# Help with painting exterior aluminum



## sup god (Jun 7, 2019)

hello all,

I have a raw aluminum, 45'x12' slide gate that i need to paint to match a bronze powder coat. The paint store came up with..

a. primer coat - sherman williams indust. wash primer P60G2/R7K44 or equal

B. Intermediate coat - SW duraplate 235 multipurpose epoxy or equal

c. topcoat - SW Acrolon 218TS or equal 

Top coat is epoxy and is to shinny is there a top coat i can replace with, that has more of a matte finish?

What about a completly diffrent process that would match the performance of epoxy? please help!


----------



## Delta Painting (Apr 27, 2010)

Any 100% acrylic latex will stick just fine to a clean aluminum surface..


BTW, That SW concoction is to empty your wallet..


----------



## finishesbykevyn (Apr 14, 2010)

What about BM Super Spec DTM? I'm experimenting on some metal samples right now myself. Not sure if it comes in a Matte though.. Aluminum is tricky. It should be scratched up and probably primed with an etching primer first..

Sent from my SM-T330NU using Tapatalk


----------



## CK_68847 (Apr 17, 2010)

Delta Painting said:


> Any 100% acrylic latex will stick just fine to a clean aluminum surface..
> 
> 
> BTW, That SW concoction is to empty your wallet..

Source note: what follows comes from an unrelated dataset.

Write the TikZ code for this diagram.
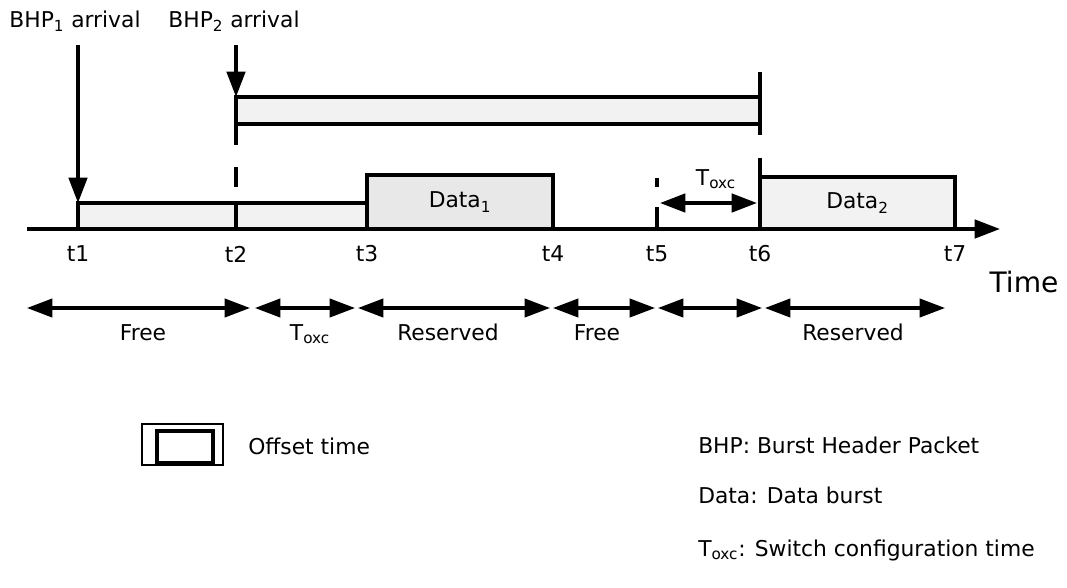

I’ve had latex paint not stick to aluminum frames. I always test.


----------



## CK_68847 (Apr 17, 2010)

sup god said:


> hello all,
> 
> I have a raw aluminum, 45'x12' slide gate that i need to paint to match a bronze powder coat. The paint store came up with..
> 
> ...


I just used acrolon on a Walmart. You’re right. It’s very shiny but it’s color retention is suppose be great. I assume that’s why they wanted it. Personally I would use the specified primer and dtm acrylic if you’re looking for something that is forgiving. I’m guessing the customer wants top of the line though. Tnemic also makes paints that would meet that type of spec.


----------



## Delta Painting (Apr 27, 2010)

CK_68847 said:


> I’ve had latex paint not stick to aluminum frames. I always test.


:surprise:
It was not properly prepped then. I have never had a issue with a quality acrylic latex sticking to aluminum...


----------



## Holland (Feb 18, 2011)

You need to be careful with Raw Aluminum.

*It has been a while since I researched this. I think there is a chemical reaction between Latex and Raw Aluminum (not factory painted) that causes air bubbles to form underneath the paint film, and can eventually lead to a catastrophic failure. Something to do with Waterbased having Ammonia which can react with Aluminum... (?) 

Correct me if I'm wrong - I think it is safer to use oil primer (like Coverstain) before painting.


----------



## cardgunner (Feb 29, 2016)

Looking into helping my village with our lamp posts that are made of Aluminum, or Pot Metal if there is a difference between the 2. They need to be repainted. I'll have a picture of some Monday. There has got to be 50 of them and only the bottom portion need to be repainted. The road salt and etc really does a number on these things. How would you prep this? I'm thinking sand blasting. Then a oil primer. Then tough as nails paint, lol. I told them I'm no expert on this but I I've got a group of experts that could offer up something. I'll have pictures after the weekend but I'm impatient. 

This is somewhat what the lamp posts look like, except the paint is falling off the bottom. 
http://www.tuscumbiaironworks.com/images/street_lamps_102008/st_charles_3_arm_street_lamp.jpg


----------



## Holland (Feb 18, 2011)

Just realizing I was replying to the wrong part of this post... I will leave this blank, as I am not sure best approach to lampposts.


----------